Patrick Roy looking forward to a winter without hockey
Stepped down as Avalanche coach in summer because of philosophical differences
Patrick Roy, unemployed since resigning as coach and vice-president of hockey operations of the Colorado Avalanche, says he plans to enjoy his first winter off in memory.
"I never really travelled, other than hockey-wise," Roy said Thursday at the Centre Videotron. "I'm certainly planning to do some trips.
"It will be very different but I'm excited about it."
Roy, who spent three years behind the Colorado bench, informed the club in July he would not return for the 2016-17 season, saying he needed more input in decision making.

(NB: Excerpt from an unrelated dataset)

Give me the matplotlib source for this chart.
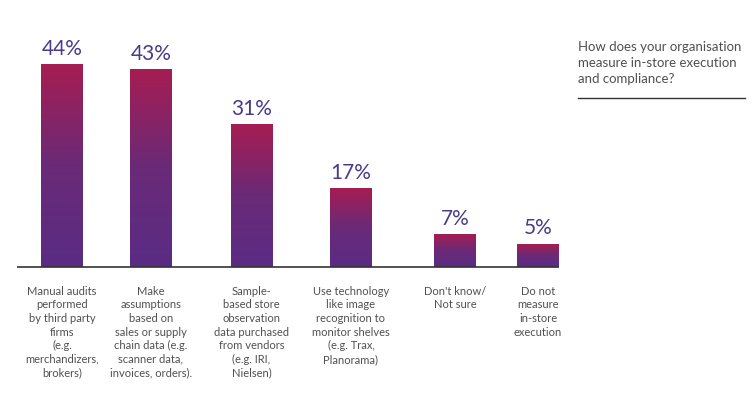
import numpy as np
import matplotlib
matplotlib.use("Agg")
import matplotlib.pyplot as plt
from matplotlib.colors import LinearSegmentedColormap

# ── data ───────────────────────────────────────────────────────────────────────
categories = [
    "Manual audits\nperformed\nby third party\nfirms\n(e.g.\nmerchandizers,\nbrokers)",
    "Make\nassumptions\nbased on\nsales or supply\nchain data (e.g.\nscanner data,\ninvoices, orders).",
    "Sample-\nbased store\nobservation\ndata purchased\nfrom vendors\n(e.g. IRI,\nNielsen)",
    "Use technology\nlike image\nrecognition to\nmonitor shelves\n(e.g. Trax,\nPlanorama)",
    "Don't know/\nNot sure",
    "Do not\nmeasure\nin-store\nexecution",
]
values = [44, 43, 31, 17, 7, 5]
question = "How does your organisation\nmeasure in-store execution\nand compliance?"

# ── layout (figure pixels) ─────────────────────────────────────────────────────
W, H = 756, 395
centers = [62, 151, 251.5, 351, 455, 538]
bar_w = 42
base_px = 267            # baseline, from top
px_per_pct = 4.6

PURPLE_TXT = "#4b3a8a"
GREY_TXT = "#505050"
grad = LinearSegmentedColormap.from_list("bar", ["#5a2c84", "#6a2a78", "#a61d52"])

plt.rcParams["font.family"] = ["Lato", "DejaVu Sans"]

fig = plt.figure(figsize=(W / 100, H / 100), dpi=100)
ax = fig.add_axes([0, (H - base_px) / H, 1, base_px / H])
ax.set_xlim(0, W)
ax.set_ylim(0, base_px / px_per_pct)
ax.axis("off")

g = np.linspace(0, 1, 256).reshape(-1, 1)
for x, v in zip(centers, values):
    ax.imshow(g, cmap=grad, origin="lower", aspect="auto",
              extent=[x - bar_w / 2, x + bar_w / 2, 0, v], zorder=2)
    ax.annotate(f"{v}%", (x, v), xytext=(0, 4), textcoords="offset points",
                ha="center", va="bottom", fontsize=15, color=PURPLE_TXT)

# baseline
ax.plot([17, centers[-1] + bar_w / 2], [0, 0], color="#333333", lw=1.2,
        zorder=3, clip_on=False, solid_capstyle="butt")

# category labels
for x, lab in zip(centers, categories):
    ax.annotate(lab, (x, 0), xytext=(0, -13.5), textcoords="offset points",
                ha="center", va="top", fontsize=8, color=GREY_TXT,
                linespacing=1.29, annotation_clip=False)

# question block on the right
fig.text(578 / W, 1 - 41 / H, question, ha="left", va="top", fontsize=9.5,
         color=GREY_TXT, linespacing=1.42)
fig.add_artist(plt.Line2D([578 / W, 745 / W], [1 - 97.5 / H] * 2,
                          color="#333333", lw=1.0))

fig.savefig("out.png", dpi=100)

He is not seeking another job for the moment and, with a year left on his deal with Colorado, anyone interested in hiring him would need to go through the Avalanche.
"I have a year left on my contract with the Avalanche and right now, I just want enjoy myself," he said. "It's been a great journey and it's nice now to take some time off."
Roy got a big ovation at the packed new arena when he the dropped the puck in the ceremonial faceoff before a World Cup of Hockey pre-tournament game between North America and Europe. The Quebec City native, a Hall of Fame goaltender with Montreal and Colorado, coached and managed the junior Quebec Remparts before taking his first NHL coaching job in Denver.
He said he had no regrets about his time with the Avalanche or how it ended.
"We had different philosophies and sometimes it's better that way," he said. "I took my time (deciding to resign) because I was close to my players and I really enjoyed them."
He denied speculation that part of his decision stemmed from disappointment that one of his former Remparts stars, Alexander Radulov, signed with Montreal rather than Colorado.
"(Colorado executive vice president of hockey operations Joe Sakic) has the final say and I always respected his decision," said Roy.
He was impressed with the turnout at the 18,259-seat Centre Videotron, where fans are hoping to get an NHL team back after losing the Nordiques in 1995.
"It's pretty impressive," he said. "They did a really good job.
"We'll see in time if it's going to happen. It would be a great market for the NHL, but there'll be 31 teams next year and they're all good markets."